**What this task involves:** Skip all pictures, then print the remaining material exactly.

**Source material:**

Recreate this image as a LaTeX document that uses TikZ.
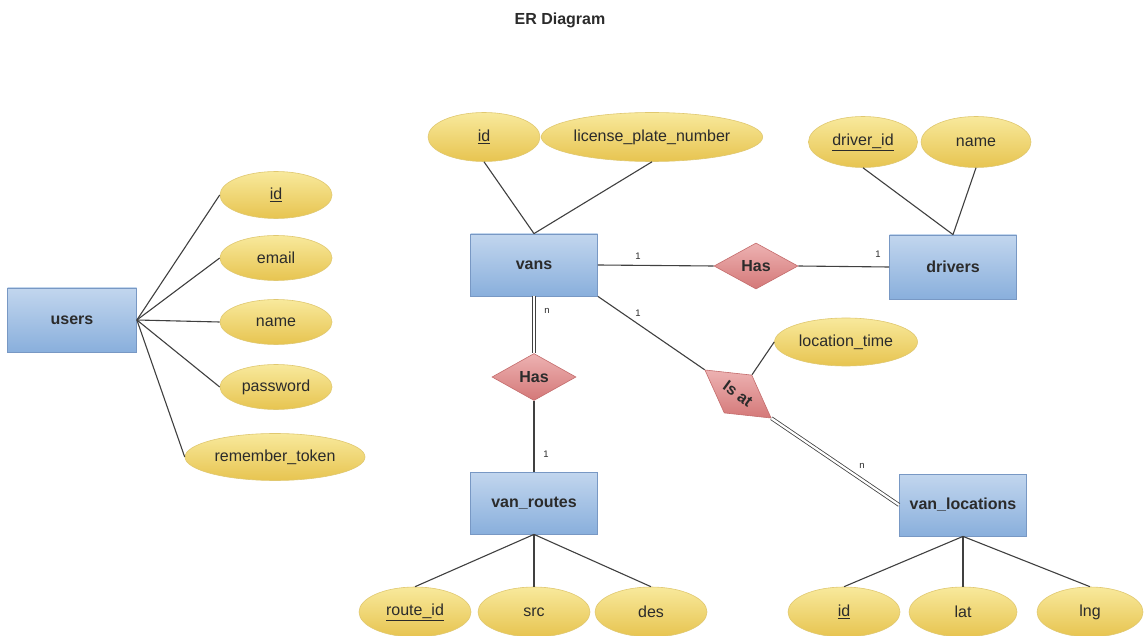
\documentclass[tikz,border=0pt]{standalone}
\usepackage{fontspec}
\setmainfont{Liberation Sans}
\usetikzlibrary{shapes.geometric}
\definecolor{entTop}{HTML}{C2D6EE}
\definecolor{entBot}{HTML}{89AFDC}
\definecolor{entLine}{HTML}{7898C4}
\definecolor{attTop}{HTML}{F8E99C}
\definecolor{attBot}{HTML}{E7C450}
\definecolor{attLine}{HTML}{E0C870}
\definecolor{relTop}{HTML}{EDB2B2}
\definecolor{relBot}{HTML}{D47878}
\definecolor{relLine}{HTML}{C46C6C}
\definecolor{ink}{HTML}{2B2B2B}
\definecolor{wire}{HTML}{404040}
\begin{document}
\begin{tikzpicture}[x=1pt,y=-1pt,
  entity/.style={rectangle, draw=entLine, line width=0.8pt, top color=entTop, bottom color=entBot,
    minimum width=127pt, minimum height=62pt, font=\fontsize{16}{18}\selectfont\bfseries, text=ink},
  attr/.style={ellipse, draw=attLine, line width=0.6pt, top color=attTop, bottom color=attBot,
    minimum height=47pt, inner sep=0pt, font=\fontsize{16}{18}\selectfont, text=ink},
  rel/.style={diamond, aspect=1.8, draw=relLine, line width=0.6pt, top color=relTop, bottom color=relBot,
    minimum width=84pt, minimum height=46pt, inner sep=0pt, font=\fontsize{16}{18}\selectfont\bfseries, text=ink},
  link/.style={draw=wire, line width=1.1pt},
  dbl/.style={draw=wire, line width=0.8pt, double=white, double distance=2.2pt},
  card/.style={font=\fontsize{9.5}{10}\selectfont, text=ink, inner sep=1pt}
]
\fill[white] (0,0) rectangle (1146,636);
\useasboundingbox (0,0) rectangle (1146,636);

% title
\node[font=\fontsize{16}{18}\selectfont\bfseries, text=ink] (title) at (560,20) {ER Diagram};

% entities
\node[entity, minimum width=129pt, minimum height=64pt] (users) at (72,320) {users};
\node[entity] (vans) at (534,265) {vans};
\node[entity, minimum height=64pt] (drivers) at (953,267) {drivers};
\node[entity] (routes) at (534,503) {van\_routes};
\node[entity] (locs) at (963,505) {van\_locations};

% relationships
\node[rel] (hasdrv) at (756,266) {Has};
\node[rel, minimum height=47pt] (hasrt) at (534,377) {Has};
\node[rel, minimum width=82pt, minimum height=47pt, rotate=-36] (isat) at (738,394) {Is at};

% attributes of users
\node[attr, minimum width=112pt] (uid) at (276,195) {\underline{id}};
\node[attr, minimum width=112pt, minimum height=45pt] (uemail) at (276,258) {email};
\node[attr, minimum width=112pt, minimum height=45pt] (uname) at (276,322) {name};
\node[attr, minimum width=112pt, minimum height=45pt] (upass) at (276,387) {password};
\node[attr, minimum width=180pt] (utok) at (275,457) {remember\_token};

% attributes of vans
\node[attr, minimum width=112pt, minimum height=49pt] (vid) at (484,137) {\underline{id}};
\node[attr, minimum width=210pt, minimum height=49pt] (vlpn) at (652,137) {license\_plate\_number};

% attributes of drivers
\node[attr, minimum width=109pt, minimum height=51pt] (did) at (863,142) {\underline{driver\_id}};
\node[attr, minimum width=110pt, minimum height=51pt] (dname) at (976,142) {name};

% attribute of the "Is at" relationship
\node[attr, minimum width=143pt, minimum height=48pt] (ltime) at (846,342) {location\_time};

% attributes of van_routes
\node[attr, minimum width=112pt, minimum height=50pt] (rid) at (415,612) {\underline{route\_id}};
\node[attr, minimum width=112pt, minimum height=50pt] (rsrc) at (534,612) {src};
\node[attr, minimum width=112pt, minimum height=50pt] (rdes) at (651,612) {des};

% attributes of van_locations
\node[attr, minimum width=112pt, minimum height=50pt] (lid) at (844,612) {\underline{id}};
\node[attr, minimum width=108pt, minimum height=50pt] (llat) at (963,612) {lat};
\node[attr, minimum width=106pt, minimum height=50pt] (llng) at (1090,612) {lng};

% attribute links
\draw[link] (users.east) -- (uid.west);
\draw[link] (users.east) -- (uemail.west);
\draw[link] (users.east) -- (uname.west);
\draw[link] (users.east) -- (upass.west);
\draw[link] (users.east) -- (utok.west);
\draw[link] (vans.north) -- (vid.south);
\draw[link] (vans.north) -- (vlpn.south);
\draw[link] (drivers.north) -- (did.south);
\draw[link] (drivers.north) -- (dname.south);
\draw[link] (isat.north) -- (ltime.west);
\draw[link] (routes.south) -- (rid.north);
\draw[link] (routes.south) -- (rsrc.north);
\draw[link] (routes.south) -- (rdes.north);
\draw[link] (locs.south) -- (lid.north);
\draw[link] (locs.south) -- (llat.north);
\draw[link] (locs.south) -- (llng.north);

% relationship links
\draw[link] (vans.east) -- (hasdrv.west);
\draw[link] (hasdrv.east) -- (drivers.west);
\draw[dbl] (vans.south) -- (hasrt.north);
\draw[link] (hasrt.south) -- (routes.north);
\draw[link] (vans.south east) -- (isat.west);
\draw[dbl] (isat.east) -- (locs.west);

% cardinalities
\node[card] (c1) at (638,256) {1};
\node[card] (c2) at (878,254) {1};
\node[card] (c3) at (547,311) {n};
\node[card] (c4) at (638,313) {1};
\node[card] (c5) at (546,454) {1};
\node[card] (c6) at (862,466) {n};
\end{tikzpicture}
\end{document}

**Answer to this exercise:**
Recreate this image as a LaTeX document that uses TikZ.
\documentclass[tikz,border=0pt]{standalone}
\usepackage{fontspec}
\setmainfont{Liberation Sans}
\usetikzlibrary{shapes.geometric}
\definecolor{entTop}{HTML}{C2D6EE}
\definecolor{entBot}{HTML}{89AFDC}
\definecolor{entLine}{HTML}{7898C4}
\definecolor{attTop}{HTML}{F8E99C}
\definecolor{attBot}{HTML}{E7C450}
\definecolor{attLine}{HTML}{E0C870}
\definecolor{relTop}{HTML}{EDB2B2}
\definecolor{relBot}{HTML}{D47878}
\definecolor{relLine}{HTML}{C46C6C}
\definecolor{ink}{HTML}{2B2B2B}
\definecolor{wire}{HTML}{404040}
\begin{document}
\begin{tikzpicture}[x=1pt,y=-1pt,
  entity/.style={rectangle, draw=entLine, line width=0.8pt, top color=entTop, bottom color=entBot,
    minimum width=127pt, minimum height=62pt, font=\fontsize{16}{18}\selectfont\bfseries, text=ink},
  attr/.style={ellipse, draw=attLine, line width=0.6pt, top color=attTop, bottom color=attBot,
    minimum height=47pt, inner sep=0pt, font=\fontsize{16}{18}\selectfont, text=ink},
  rel/.style={diamond, aspect=1.8, draw=relLine, line width=0.6pt, top color=relTop, bottom color=relBot,
    minimum width=84pt, minimum height=46pt, inner sep=0pt, font=\fontsize{16}{18}\selectfont\bfseries, text=ink},
  link/.style={draw=wire, line width=1.1pt},
  dbl/.style={draw=wire, line width=0.8pt, double=white, double distance=2.2pt},
  card/.style={font=\fontsize{9.5}{10}\selectfont, text=ink, inner sep=1pt}
]
\fill[white] (0,0) rectangle (1146,636);
\useasboundingbox (0,0) rectangle (1146,636);

% title
\node[font=\fontsize{16}{18}\selectfont\bfseries, text=ink] (title) at (560,20) {ER Diagram};

% entities
\node[entity, minimum width=129pt, minimum height=64pt] (users) at (72,320) {users};
\node[entity] (vans) at (534,265) {vans};
\node[entity, minimum height=64pt] (drivers) at (953,267) {drivers};
\node[entity] (routes) at (534,503) {van\_routes};
\node[entity] (locs) at (963,505) {van\_locations};

% relationships
\node[rel] (hasdrv) at (756,266) {Has};
\node[rel, minimum height=47pt] (hasrt) at (534,377) {Has};
\node[rel, minimum width=82pt, minimum height=47pt, rotate=-36] (isat) at (738,394) {Is at};

% attributes of users
\node[attr, minimum width=112pt] (uid) at (276,195) {\underline{id}};
\node[attr, minimum width=112pt, minimum height=45pt] (uemail) at (276,258) {email};
\node[attr, minimum width=112pt, minimum height=45pt] (uname) at (276,322) {name};
\node[attr, minimum width=112pt, minimum height=45pt] (upass) at (276,387) {password};
\node[attr, minimum width=180pt] (utok) at (275,457) {remember\_token};

% attributes of vans
\node[attr, minimum width=112pt, minimum height=49pt] (vid) at (484,137) {\underline{id}};
\node[attr, minimum width=210pt, minimum height=49pt] (vlpn) at (652,137) {license\_plate\_number};

% attributes of drivers
\node[attr, minimum width=109pt, minimum height=51pt] (did) at (863,142) {\underline{driver\_id}};
\node[attr, minimum width=110pt, minimum height=51pt] (dname) at (976,142) {name};

% attribute of the "Is at" relationship
\node[attr, minimum width=143pt, minimum height=48pt] (ltime) at (846,342) {location\_time};

% attributes of van_routes
\node[attr, minimum width=112pt, minimum height=50pt] (rid) at (415,612) {\underline{route\_id}};
\node[attr, minimum width=112pt, minimum height=50pt] (rsrc) at (534,612) {src};
\node[attr, minimum width=112pt, minimum height=50pt] (rdes) at (651,612) {des};

% attributes of van_locations
\node[attr, minimum width=112pt, minimum height=50pt] (lid) at (844,612) {\underline{id}};
\node[attr, minimum width=108pt, minimum height=50pt] (llat) at (963,612) {lat};
\node[attr, minimum width=106pt, minimum height=50pt] (llng) at (1090,612) {lng};

% attribute links
\draw[link] (users.east) -- (uid.west);
\draw[link] (users.east) -- (uemail.west);
\draw[link] (users.east) -- (uname.west);
\draw[link] (users.east) -- (upass.west);
\draw[link] (users.east) -- (utok.west);
\draw[link] (vans.north) -- (vid.south);
\draw[link] (vans.north) -- (vlpn.south);
\draw[link] (drivers.north) -- (did.south);
\draw[link] (drivers.north) -- (dname.south);
\draw[link] (isat.north) -- (ltime.west);
\draw[link] (routes.south) -- (rid.north);
\draw[link] (routes.south) -- (rsrc.north);
\draw[link] (routes.south) -- (rdes.north);
\draw[link] (locs.south) -- (lid.north);
\draw[link] (locs.south) -- (llat.north);
\draw[link] (locs.south) -- (llng.north);

% relationship links
\draw[link] (vans.east) -- (hasdrv.west);
\draw[link] (hasdrv.east) -- (drivers.west);
\draw[dbl] (vans.south) -- (hasrt.north);
\draw[link] (hasrt.south) -- (routes.north);
\draw[link] (vans.south east) -- (isat.west);
\draw[dbl] (isat.east) -- (locs.west);

% cardinalities
\node[card] (c1) at (638,256) {1};
\node[card] (c2) at (878,254) {1};
\node[card] (c3) at (547,311) {n};
\node[card] (c4) at (638,313) {1};
\node[card] (c5) at (546,454) {1};
\node[card] (c6) at (862,466) {n};
\end{tikzpicture}
\end{document}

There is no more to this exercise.